Press and Journal newspaper goes tabloid on Mondays
The disappearance of traditional broadsheet newspapers may have come a step closer after the Aberdeen-based Press and Journal changed its format.
The paper, which sells extensively across the north and north east of Scotland, will be published on tabloid-sized newsprint on Mondays from now on, but will remain a broadsheet on other weekdays for now.
The Press and Journal - which dates back to 1747 - has had a Saturday tabloid edition for seven years.
In an editorial which offered a clear hint the broadsheet format may eventually be abandoned completely, the newspaper said it was giving readers "a chance to get a feel for the small version of the newspaper while still receiving serious coverage of all the news, sport and business".
Until the middle of the last decade, serious Scottish and UK newspapers retained the traditional broadsheet format without exception.

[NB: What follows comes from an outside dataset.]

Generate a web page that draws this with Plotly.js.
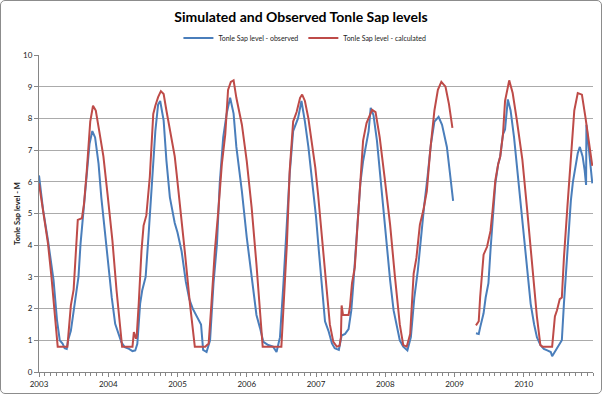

But The Scotsman, The Times and The Independent all adopted tabloid formats, sometimes described as "compact" formats to avoid the implication that the change was a move downmarket. The Guardian and The Observer cut the size of their pages too.
Although many readers responded well and found the new format appealing, there is little evidence that changing the size of the pages is helping the press turn the long-term tide of falling sales.Less dramatic
Just before it became a tabloid in 2004, The Scotsman sold around 70,000 copies a day - now the figure is barely 40,000. Over the same period The Times has dropped from 660,000 to 440,000, The Independent from 250,000 to 176,000 and The Guardian from 380,000 to 256,000.
The Daily Telegraph and The Herald remained broadsheets. The Telegraph has dropped from 900,000 daily sales to 622,000 while The Herald has fallen from around 83,000 during the first half of 2004 to 48,465 last month.
Interestingly, sales of the Press and Journal - which prides itself on the depth of its coverage of the north east of Scotland and the Highlands and Islands - dropped nowhere near as dramatically as those of Scottish and UK national titles over the same period - from 88,000 to 73,000.
Although the serious press came to be known as the broadsheet press, until relatively recently some popular national titles were printed on broadsheet paper. The News of the World was a broadsheet until the 1980s and the Sunday Express only changed format in the early 90s.
The Courier in Dundee, which like the Press and Journal is owned by DC Thompson, remains a broadsheet.